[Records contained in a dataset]
________________
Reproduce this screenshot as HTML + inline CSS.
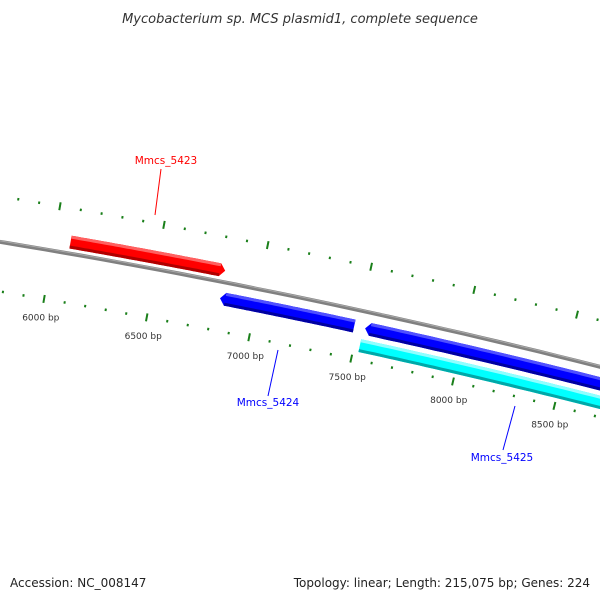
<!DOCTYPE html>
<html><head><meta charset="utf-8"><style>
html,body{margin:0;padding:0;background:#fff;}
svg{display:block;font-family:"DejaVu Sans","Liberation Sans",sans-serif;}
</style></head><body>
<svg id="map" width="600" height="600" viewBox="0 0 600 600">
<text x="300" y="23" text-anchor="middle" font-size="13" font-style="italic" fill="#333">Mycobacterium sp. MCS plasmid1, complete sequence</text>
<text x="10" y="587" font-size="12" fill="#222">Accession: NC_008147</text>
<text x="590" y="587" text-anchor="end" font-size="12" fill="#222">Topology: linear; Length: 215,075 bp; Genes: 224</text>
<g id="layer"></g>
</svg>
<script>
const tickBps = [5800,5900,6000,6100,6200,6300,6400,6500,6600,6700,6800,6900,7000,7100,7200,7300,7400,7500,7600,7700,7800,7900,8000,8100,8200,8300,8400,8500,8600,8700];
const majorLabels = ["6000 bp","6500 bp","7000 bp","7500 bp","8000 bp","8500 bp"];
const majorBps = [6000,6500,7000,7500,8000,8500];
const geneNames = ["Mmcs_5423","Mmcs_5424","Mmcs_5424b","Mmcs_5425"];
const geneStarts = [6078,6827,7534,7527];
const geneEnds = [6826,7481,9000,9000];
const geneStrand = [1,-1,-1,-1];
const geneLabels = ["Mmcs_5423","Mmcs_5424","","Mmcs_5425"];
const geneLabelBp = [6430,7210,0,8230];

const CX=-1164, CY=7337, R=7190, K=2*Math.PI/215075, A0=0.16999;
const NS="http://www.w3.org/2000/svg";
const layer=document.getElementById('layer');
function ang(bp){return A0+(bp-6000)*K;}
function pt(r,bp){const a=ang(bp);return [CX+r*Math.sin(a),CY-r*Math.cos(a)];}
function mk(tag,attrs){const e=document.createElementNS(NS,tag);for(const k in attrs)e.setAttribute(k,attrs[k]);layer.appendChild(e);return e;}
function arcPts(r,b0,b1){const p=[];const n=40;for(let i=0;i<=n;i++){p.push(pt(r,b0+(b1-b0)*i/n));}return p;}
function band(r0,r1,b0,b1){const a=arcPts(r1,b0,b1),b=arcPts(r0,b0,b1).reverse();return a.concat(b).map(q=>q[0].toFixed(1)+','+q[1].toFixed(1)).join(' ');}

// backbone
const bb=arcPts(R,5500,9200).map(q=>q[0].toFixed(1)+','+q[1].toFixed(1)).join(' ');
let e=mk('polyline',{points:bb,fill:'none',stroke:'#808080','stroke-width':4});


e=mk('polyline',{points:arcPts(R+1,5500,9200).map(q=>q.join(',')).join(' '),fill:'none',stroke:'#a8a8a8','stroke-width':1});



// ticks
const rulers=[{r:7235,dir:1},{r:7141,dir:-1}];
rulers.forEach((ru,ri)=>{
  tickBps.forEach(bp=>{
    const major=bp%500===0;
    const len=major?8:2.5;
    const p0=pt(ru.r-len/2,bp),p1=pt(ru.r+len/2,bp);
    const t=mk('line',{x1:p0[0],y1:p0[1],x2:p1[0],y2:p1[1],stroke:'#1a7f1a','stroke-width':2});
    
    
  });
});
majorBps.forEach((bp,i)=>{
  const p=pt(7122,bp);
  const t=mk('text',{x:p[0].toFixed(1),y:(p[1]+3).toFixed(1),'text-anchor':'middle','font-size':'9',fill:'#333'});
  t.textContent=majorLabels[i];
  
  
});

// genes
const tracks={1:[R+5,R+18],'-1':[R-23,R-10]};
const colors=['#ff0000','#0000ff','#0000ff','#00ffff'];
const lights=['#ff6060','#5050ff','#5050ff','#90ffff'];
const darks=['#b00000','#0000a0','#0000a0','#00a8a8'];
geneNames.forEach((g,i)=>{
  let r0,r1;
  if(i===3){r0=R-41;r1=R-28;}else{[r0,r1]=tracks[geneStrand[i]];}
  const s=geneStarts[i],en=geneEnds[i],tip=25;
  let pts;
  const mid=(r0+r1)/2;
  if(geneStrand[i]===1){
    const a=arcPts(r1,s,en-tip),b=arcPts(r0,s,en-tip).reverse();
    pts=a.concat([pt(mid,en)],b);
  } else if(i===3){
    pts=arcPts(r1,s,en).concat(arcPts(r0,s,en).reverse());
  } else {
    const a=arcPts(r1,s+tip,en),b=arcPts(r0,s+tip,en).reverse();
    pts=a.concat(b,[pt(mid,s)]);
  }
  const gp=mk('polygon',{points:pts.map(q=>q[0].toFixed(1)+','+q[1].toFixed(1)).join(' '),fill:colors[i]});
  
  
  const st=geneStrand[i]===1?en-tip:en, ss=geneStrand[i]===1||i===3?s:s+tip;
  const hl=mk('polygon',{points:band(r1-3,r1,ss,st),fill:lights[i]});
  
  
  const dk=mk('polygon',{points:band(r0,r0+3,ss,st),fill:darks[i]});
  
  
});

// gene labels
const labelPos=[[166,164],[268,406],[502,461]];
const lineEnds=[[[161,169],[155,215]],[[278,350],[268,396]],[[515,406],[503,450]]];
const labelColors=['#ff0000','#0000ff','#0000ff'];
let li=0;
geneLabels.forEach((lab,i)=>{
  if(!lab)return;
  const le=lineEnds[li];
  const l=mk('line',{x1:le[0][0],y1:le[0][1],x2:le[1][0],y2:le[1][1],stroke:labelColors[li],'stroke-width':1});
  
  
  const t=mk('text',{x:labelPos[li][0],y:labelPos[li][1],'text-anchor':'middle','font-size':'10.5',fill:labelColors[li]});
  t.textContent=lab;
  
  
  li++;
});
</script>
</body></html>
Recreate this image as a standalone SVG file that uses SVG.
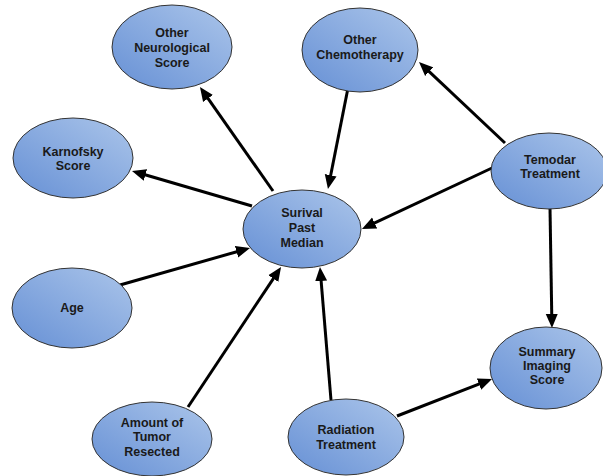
________________
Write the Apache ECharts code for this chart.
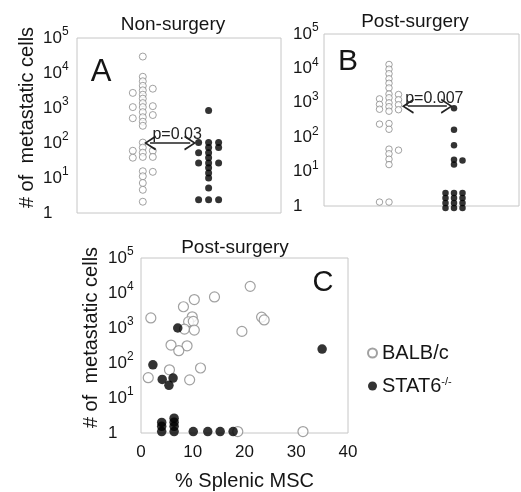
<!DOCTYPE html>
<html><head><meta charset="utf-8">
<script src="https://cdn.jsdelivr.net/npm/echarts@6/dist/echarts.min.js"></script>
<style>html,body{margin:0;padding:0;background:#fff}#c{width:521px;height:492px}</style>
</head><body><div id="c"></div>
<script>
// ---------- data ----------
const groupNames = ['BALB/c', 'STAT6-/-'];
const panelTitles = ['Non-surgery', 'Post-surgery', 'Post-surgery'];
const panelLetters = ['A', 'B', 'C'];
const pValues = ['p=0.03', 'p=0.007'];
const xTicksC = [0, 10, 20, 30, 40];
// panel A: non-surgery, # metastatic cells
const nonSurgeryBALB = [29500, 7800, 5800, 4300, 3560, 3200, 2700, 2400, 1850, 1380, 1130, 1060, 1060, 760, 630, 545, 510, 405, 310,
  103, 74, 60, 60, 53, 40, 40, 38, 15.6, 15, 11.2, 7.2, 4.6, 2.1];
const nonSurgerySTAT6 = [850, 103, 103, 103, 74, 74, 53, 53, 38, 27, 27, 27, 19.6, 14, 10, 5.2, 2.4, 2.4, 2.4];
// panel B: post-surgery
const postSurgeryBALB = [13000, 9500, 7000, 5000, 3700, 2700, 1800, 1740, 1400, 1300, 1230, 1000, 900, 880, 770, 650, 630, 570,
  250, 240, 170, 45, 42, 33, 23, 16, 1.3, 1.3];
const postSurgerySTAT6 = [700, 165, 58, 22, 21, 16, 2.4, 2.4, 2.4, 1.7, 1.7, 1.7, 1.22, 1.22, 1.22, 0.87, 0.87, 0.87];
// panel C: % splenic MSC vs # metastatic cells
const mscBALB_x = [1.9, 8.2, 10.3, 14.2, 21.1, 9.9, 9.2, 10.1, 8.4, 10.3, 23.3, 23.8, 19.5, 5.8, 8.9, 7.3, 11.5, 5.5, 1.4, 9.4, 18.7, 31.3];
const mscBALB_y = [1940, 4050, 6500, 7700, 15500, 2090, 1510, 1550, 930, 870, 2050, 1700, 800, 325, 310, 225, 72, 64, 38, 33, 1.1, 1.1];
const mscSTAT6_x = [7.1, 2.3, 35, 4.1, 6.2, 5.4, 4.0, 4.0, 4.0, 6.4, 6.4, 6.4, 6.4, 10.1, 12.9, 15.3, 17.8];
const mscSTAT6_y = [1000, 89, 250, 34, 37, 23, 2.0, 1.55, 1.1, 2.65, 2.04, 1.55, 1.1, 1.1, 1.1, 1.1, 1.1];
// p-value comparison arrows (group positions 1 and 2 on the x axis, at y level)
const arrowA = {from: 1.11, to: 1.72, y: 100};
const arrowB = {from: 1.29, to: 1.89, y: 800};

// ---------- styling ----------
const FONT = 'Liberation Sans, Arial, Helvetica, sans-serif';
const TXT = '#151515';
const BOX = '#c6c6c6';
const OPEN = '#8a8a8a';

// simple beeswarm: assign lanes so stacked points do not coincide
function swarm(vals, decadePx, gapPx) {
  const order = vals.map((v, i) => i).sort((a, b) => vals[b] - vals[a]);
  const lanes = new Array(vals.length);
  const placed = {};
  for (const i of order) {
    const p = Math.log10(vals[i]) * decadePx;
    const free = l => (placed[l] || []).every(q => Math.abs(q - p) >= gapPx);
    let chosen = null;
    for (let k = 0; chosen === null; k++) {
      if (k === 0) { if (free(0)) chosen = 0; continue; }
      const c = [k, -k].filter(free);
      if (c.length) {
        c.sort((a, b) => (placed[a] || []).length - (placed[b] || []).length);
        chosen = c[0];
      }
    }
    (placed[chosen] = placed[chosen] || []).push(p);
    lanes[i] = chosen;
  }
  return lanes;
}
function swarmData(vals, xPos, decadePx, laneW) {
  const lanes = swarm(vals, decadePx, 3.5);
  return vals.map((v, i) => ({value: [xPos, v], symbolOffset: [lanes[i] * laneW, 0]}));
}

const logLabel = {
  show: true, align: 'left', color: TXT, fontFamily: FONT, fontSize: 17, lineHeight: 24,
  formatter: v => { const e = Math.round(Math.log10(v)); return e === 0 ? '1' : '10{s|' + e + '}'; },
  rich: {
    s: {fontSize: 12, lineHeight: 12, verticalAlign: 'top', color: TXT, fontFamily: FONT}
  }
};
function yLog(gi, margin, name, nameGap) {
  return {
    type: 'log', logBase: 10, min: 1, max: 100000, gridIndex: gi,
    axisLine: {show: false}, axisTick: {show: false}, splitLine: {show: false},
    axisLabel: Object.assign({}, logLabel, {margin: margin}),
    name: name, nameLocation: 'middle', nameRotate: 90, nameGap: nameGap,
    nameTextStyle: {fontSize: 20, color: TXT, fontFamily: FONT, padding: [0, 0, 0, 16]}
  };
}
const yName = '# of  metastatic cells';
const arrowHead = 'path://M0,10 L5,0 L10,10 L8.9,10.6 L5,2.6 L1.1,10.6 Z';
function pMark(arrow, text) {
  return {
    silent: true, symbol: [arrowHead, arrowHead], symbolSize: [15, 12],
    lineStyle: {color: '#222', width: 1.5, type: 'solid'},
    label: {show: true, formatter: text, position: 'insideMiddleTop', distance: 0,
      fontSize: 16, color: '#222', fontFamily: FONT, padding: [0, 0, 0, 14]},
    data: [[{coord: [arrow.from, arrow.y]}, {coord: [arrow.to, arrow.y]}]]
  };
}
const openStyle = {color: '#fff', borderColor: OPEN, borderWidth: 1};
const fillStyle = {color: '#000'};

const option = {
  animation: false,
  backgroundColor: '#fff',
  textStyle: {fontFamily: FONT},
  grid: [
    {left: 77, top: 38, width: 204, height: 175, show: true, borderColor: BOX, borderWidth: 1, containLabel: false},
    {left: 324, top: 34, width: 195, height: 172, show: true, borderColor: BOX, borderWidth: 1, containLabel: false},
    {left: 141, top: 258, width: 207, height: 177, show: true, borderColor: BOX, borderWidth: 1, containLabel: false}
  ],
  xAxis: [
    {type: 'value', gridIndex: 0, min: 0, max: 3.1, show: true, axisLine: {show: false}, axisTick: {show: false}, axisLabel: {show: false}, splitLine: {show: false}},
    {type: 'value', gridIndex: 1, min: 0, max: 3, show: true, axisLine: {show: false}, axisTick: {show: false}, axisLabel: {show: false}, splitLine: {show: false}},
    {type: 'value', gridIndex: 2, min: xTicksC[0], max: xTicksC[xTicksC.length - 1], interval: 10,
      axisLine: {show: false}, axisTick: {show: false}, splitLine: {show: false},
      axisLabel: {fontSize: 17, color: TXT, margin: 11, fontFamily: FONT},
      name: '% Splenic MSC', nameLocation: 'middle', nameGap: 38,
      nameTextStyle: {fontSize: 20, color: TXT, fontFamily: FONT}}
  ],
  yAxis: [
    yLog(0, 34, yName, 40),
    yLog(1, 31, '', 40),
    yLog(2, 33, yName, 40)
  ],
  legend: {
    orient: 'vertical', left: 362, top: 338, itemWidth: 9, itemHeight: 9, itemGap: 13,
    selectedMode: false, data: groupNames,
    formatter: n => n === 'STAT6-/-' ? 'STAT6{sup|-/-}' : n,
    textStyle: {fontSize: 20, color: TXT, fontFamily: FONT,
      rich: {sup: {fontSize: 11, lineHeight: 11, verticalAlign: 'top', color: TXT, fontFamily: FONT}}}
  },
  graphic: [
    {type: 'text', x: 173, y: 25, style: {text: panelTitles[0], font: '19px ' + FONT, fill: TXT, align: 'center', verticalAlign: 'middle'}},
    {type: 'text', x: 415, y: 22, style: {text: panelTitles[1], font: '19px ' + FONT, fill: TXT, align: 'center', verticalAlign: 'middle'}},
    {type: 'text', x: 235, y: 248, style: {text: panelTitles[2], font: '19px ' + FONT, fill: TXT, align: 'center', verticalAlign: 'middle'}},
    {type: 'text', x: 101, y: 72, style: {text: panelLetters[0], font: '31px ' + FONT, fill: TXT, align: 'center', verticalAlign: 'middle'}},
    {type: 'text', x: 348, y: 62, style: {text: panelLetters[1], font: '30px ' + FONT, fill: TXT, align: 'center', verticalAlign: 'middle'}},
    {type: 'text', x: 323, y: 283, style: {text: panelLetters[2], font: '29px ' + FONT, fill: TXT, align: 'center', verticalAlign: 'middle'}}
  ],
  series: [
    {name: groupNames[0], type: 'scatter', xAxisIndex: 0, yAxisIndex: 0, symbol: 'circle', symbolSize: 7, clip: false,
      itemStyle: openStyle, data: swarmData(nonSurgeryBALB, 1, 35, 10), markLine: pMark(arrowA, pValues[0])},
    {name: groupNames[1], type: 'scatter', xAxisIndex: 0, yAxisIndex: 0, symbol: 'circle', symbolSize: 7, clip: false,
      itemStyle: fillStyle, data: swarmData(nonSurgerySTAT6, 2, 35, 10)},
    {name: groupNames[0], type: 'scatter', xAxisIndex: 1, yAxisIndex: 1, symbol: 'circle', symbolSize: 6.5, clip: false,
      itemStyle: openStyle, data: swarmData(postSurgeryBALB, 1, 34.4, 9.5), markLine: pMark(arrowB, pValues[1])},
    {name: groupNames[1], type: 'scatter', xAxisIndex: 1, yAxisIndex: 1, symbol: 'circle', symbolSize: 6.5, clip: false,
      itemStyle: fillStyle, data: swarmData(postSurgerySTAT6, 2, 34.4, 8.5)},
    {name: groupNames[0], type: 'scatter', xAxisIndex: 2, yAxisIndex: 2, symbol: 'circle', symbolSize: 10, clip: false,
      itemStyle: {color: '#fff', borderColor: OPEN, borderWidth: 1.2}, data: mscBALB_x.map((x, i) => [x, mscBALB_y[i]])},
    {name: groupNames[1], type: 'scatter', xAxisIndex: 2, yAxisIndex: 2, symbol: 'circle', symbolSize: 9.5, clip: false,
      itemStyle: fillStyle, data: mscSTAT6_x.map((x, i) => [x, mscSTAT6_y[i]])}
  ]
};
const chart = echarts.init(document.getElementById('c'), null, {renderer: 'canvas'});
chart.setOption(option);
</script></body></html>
________________
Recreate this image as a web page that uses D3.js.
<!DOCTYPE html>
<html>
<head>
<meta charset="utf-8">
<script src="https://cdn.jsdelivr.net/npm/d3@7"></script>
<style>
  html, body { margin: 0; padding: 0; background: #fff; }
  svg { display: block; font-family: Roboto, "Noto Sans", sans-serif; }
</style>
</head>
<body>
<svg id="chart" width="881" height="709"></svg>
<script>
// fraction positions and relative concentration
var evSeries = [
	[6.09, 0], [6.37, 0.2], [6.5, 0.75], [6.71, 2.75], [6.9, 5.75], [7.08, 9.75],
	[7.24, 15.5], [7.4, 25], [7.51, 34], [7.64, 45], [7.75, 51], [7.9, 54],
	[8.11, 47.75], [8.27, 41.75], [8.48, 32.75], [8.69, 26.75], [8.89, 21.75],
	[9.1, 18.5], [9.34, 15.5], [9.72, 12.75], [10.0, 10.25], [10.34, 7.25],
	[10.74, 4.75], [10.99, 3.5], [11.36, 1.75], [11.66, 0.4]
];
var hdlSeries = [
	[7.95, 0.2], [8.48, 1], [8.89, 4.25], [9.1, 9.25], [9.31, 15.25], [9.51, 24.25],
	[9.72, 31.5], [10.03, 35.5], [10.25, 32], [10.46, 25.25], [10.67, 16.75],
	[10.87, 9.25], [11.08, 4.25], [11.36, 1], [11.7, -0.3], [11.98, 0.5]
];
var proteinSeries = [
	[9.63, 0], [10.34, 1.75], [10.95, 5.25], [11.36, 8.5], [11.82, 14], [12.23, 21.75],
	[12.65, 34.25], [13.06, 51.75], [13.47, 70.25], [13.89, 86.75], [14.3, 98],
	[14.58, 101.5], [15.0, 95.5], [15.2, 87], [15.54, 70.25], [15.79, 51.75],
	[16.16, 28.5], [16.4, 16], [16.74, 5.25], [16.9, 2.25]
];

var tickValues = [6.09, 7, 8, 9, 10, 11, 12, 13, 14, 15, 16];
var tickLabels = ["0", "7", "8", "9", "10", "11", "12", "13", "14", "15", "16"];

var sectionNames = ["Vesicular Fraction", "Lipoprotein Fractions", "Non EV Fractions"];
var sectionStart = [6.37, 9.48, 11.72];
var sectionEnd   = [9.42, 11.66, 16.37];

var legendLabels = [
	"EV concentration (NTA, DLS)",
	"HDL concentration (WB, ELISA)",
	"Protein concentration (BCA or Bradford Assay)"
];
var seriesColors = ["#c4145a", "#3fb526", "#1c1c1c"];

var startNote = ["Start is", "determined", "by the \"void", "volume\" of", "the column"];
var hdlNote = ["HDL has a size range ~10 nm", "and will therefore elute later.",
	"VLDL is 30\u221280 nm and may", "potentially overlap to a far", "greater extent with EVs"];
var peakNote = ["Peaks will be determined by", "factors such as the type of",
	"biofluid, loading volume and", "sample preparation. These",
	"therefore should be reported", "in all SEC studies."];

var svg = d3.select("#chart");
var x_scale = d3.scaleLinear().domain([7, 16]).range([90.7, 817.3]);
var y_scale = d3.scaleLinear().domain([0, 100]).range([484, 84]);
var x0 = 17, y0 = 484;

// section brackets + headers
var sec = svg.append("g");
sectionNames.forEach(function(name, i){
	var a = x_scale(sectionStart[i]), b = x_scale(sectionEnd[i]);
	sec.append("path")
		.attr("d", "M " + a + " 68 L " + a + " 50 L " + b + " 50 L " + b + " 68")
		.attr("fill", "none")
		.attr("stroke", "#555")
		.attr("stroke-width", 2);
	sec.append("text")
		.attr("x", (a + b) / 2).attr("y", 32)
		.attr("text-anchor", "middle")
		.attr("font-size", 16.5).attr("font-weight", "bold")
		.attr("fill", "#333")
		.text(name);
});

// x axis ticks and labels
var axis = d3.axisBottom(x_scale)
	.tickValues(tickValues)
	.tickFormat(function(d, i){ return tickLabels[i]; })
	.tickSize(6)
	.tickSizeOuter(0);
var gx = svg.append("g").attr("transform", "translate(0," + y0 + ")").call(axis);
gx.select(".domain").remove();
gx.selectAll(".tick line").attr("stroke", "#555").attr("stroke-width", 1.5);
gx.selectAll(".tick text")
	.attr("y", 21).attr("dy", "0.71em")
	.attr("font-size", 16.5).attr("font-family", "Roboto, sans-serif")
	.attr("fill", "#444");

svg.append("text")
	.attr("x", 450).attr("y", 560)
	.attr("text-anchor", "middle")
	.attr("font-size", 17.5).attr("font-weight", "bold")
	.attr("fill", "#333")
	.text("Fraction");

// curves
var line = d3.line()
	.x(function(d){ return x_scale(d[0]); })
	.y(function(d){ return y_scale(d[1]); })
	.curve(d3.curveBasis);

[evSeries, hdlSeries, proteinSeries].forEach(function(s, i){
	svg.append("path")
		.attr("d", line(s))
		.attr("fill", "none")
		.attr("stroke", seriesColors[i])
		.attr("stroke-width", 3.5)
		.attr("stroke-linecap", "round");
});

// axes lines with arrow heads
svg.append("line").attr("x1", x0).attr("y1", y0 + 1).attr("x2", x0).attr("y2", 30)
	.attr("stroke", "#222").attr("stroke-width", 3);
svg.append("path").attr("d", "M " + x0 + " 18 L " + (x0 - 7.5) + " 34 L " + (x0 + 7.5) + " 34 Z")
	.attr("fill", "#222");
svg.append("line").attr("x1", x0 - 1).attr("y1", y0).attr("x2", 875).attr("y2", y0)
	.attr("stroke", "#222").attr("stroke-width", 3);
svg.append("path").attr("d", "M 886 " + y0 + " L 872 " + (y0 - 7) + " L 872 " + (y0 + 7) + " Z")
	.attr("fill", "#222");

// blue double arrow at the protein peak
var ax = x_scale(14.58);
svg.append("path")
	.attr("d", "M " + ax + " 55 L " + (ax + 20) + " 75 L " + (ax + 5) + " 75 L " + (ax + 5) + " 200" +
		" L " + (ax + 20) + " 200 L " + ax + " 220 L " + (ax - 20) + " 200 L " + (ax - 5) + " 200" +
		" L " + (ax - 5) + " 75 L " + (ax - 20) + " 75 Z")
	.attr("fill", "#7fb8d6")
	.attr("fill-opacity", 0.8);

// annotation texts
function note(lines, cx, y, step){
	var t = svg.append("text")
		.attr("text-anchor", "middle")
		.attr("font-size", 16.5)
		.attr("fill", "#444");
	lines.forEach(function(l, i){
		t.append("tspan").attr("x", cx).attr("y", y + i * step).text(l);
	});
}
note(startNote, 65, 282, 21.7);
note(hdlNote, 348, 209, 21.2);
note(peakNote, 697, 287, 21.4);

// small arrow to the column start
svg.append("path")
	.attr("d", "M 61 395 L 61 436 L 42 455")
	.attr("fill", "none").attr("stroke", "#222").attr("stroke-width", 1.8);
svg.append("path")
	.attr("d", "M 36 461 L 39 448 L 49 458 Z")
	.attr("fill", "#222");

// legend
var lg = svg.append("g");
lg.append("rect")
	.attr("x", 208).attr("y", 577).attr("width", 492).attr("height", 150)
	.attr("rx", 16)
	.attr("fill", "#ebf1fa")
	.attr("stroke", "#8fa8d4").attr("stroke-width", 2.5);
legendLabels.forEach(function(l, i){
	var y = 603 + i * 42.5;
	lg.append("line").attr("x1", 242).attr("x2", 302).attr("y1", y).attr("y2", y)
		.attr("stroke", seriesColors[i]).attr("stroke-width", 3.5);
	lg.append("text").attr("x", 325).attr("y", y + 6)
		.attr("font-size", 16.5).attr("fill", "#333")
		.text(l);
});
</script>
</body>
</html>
________________
### SET TASK:
Find "that". Copy every line it occurs in.

### RESULT BELOW:
Recreate this image as a standalone SVG file that uses SVG.
Recreate this image as a web page that uses D3.js.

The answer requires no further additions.